All of the listing below must be repeated word for word. Pictures are the only thing to omit.

──────── SOURCE MATERIAL ────────

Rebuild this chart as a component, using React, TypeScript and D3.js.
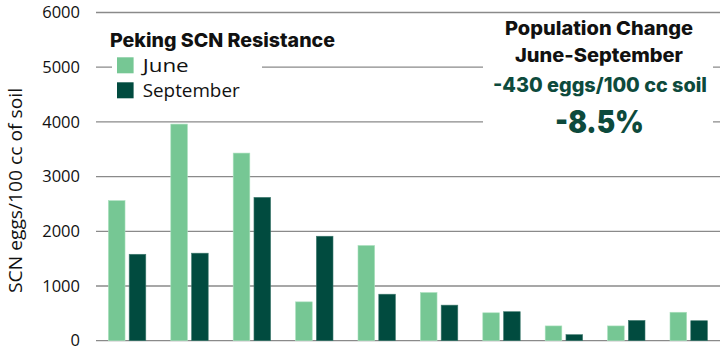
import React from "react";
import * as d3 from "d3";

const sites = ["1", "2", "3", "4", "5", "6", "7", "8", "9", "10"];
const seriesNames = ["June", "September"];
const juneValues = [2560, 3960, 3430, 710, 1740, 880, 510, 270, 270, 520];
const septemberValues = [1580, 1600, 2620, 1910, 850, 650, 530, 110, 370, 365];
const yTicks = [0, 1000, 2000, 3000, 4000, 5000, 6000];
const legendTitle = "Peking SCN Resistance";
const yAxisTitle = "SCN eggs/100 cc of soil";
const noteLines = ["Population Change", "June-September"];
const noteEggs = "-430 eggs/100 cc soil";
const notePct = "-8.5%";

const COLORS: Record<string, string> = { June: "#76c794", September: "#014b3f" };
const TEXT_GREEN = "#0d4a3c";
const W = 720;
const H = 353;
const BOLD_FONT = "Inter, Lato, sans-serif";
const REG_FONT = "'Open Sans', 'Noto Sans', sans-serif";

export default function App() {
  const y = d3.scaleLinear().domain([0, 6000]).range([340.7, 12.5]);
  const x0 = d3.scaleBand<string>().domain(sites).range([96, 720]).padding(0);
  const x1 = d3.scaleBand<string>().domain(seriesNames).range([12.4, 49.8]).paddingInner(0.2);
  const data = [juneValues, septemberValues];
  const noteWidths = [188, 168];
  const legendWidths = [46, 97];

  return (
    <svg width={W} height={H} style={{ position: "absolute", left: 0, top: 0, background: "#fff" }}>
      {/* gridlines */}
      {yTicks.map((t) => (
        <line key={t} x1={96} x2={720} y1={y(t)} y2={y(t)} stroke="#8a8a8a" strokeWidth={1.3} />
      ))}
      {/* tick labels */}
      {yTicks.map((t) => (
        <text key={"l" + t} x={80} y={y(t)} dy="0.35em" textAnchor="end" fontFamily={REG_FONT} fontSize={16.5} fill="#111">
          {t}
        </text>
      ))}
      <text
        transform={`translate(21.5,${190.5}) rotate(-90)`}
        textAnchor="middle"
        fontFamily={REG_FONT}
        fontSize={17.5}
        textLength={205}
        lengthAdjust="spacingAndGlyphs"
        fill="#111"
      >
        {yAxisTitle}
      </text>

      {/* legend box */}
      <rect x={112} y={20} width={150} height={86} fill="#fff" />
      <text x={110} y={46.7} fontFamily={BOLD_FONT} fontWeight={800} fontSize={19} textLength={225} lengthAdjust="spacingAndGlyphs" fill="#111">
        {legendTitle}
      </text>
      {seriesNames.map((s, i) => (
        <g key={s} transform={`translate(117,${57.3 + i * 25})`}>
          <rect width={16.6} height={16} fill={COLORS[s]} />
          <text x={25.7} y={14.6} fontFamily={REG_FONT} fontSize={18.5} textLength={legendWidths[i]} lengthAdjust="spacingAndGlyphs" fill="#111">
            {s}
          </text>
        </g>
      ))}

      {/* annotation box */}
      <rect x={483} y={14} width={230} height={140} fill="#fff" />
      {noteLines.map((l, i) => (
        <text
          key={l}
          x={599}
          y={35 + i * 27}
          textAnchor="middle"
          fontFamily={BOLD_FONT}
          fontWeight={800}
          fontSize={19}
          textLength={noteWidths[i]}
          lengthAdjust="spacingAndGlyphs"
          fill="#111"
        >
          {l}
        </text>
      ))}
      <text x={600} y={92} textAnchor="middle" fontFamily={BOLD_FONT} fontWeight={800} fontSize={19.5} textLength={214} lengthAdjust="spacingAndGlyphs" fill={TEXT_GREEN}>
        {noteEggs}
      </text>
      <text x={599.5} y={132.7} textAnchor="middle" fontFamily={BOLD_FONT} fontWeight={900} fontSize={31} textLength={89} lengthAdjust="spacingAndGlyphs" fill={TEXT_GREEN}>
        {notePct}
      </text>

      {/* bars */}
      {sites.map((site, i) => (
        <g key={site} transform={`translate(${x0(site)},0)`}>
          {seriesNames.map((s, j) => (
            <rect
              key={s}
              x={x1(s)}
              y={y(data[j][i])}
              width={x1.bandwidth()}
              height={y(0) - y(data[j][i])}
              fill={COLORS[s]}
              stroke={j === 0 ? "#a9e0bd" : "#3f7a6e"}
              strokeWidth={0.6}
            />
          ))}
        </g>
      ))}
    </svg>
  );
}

────────

# RESULT OF THIS TASK
Rebuild this chart as a component, using React, TypeScript and D3.js.
import React from "react";
import * as d3 from "d3";

const sites = ["1", "2", "3", "4", "5", "6", "7", "8", "9", "10"];
const seriesNames = ["June", "September"];
const juneValues = [2560, 3960, 3430, 710, 1740, 880, 510, 270, 270, 520];
const septemberValues = [1580, 1600, 2620, 1910, 850, 650, 530, 110, 370, 365];
const yTicks = [0, 1000, 2000, 3000, 4000, 5000, 6000];
const legendTitle = "Peking SCN Resistance";
const yAxisTitle = "SCN eggs/100 cc of soil";
const noteLines = ["Population Change", "June-September"];
const noteEggs = "-430 eggs/100 cc soil";
const notePct = "-8.5%";

const COLORS: Record<string, string> = { June: "#76c794", September: "#014b3f" };
const TEXT_GREEN = "#0d4a3c";
const W = 720;
const H = 353;
const BOLD_FONT = "Inter, Lato, sans-serif";
const REG_FONT = "'Open Sans', 'Noto Sans', sans-serif";

export default function App() {
  const y = d3.scaleLinear().domain([0, 6000]).range([340.7, 12.5]);
  const x0 = d3.scaleBand<string>().domain(sites).range([96, 720]).padding(0);
  const x1 = d3.scaleBand<string>().domain(seriesNames).range([12.4, 49.8]).paddingInner(0.2);
  const data = [juneValues, septemberValues];
  const noteWidths = [188, 168];
  const legendWidths = [46, 97];

  return (
    <svg width={W} height={H} style={{ position: "absolute", left: 0, top: 0, background: "#fff" }}>
      {/* gridlines */}
      {yTicks.map((t) => (
        <line key={t} x1={96} x2={720} y1={y(t)} y2={y(t)} stroke="#8a8a8a" strokeWidth={1.3} />
      ))}
      {/* tick labels */}
      {yTicks.map((t) => (
        <text key={"l" + t} x={80} y={y(t)} dy="0.35em" textAnchor="end" fontFamily={REG_FONT} fontSize={16.5} fill="#111">
          {t}
        </text>
      ))}
      <text
        transform={`translate(21.5,${190.5}) rotate(-90)`}
        textAnchor="middle"
        fontFamily={REG_FONT}
        fontSize={17.5}
        textLength={205}
        lengthAdjust="spacingAndGlyphs"
        fill="#111"
      >
        {yAxisTitle}
      </text>

      {/* legend box */}
      <rect x={112} y={20} width={150} height={86} fill="#fff" />
      <text x={110} y={46.7} fontFamily={BOLD_FONT} fontWeight={800} fontSize={19} textLength={225} lengthAdjust="spacingAndGlyphs" fill="#111">
        {legendTitle}
      </text>
      {seriesNames.map((s, i) => (
        <g key={s} transform={`translate(117,${57.3 + i * 25})`}>
          <rect width={16.6} height={16} fill={COLORS[s]} />
          <text x={25.7} y={14.6} fontFamily={REG_FONT} fontSize={18.5} textLength={legendWidths[i]} lengthAdjust="spacingAndGlyphs" fill="#111">
            {s}
          </text>
        </g>
      ))}

      {/* annotation box */}
      <rect x={483} y={14} width={230} height={140} fill="#fff" />
      {noteLines.map((l, i) => (
        <text
          key={l}
          x={599}
          y={35 + i * 27}
          textAnchor="middle"
          fontFamily={BOLD_FONT}
          fontWeight={800}
          fontSize={19}
          textLength={noteWidths[i]}
          lengthAdjust="spacingAndGlyphs"
          fill="#111"
        >
          {l}
        </text>
      ))}
      <text x={600} y={92} textAnchor="middle" fontFamily={BOLD_FONT} fontWeight={800} fontSize={19.5} textLength={214} lengthAdjust="spacingAndGlyphs" fill={TEXT_GREEN}>
        {noteEggs}
      </text>
      <text x={599.5} y={132.7} textAnchor="middle" fontFamily={BOLD_FONT} fontWeight={900} fontSize={31} textLength={89} lengthAdjust="spacingAndGlyphs" fill={TEXT_GREEN}>
        {notePct}
      </text>

      {/* bars */}
      {sites.map((site, i) => (
        <g key={site} transform={`translate(${x0(site)},0)`}>
          {seriesNames.map((s, j) => (
            <rect
              key={s}
              x={x1(s)}
              y={y(data[j][i])}
              width={x1.bandwidth()}
              height={y(0) - y(data[j][i])}
              fill={COLORS[s]}
              stroke={j === 0 ? "#a9e0bd" : "#3f7a6e"}
              strokeWidth={0.6}
            />
          ))}
        </g>
      ))}
    </svg>
  );
}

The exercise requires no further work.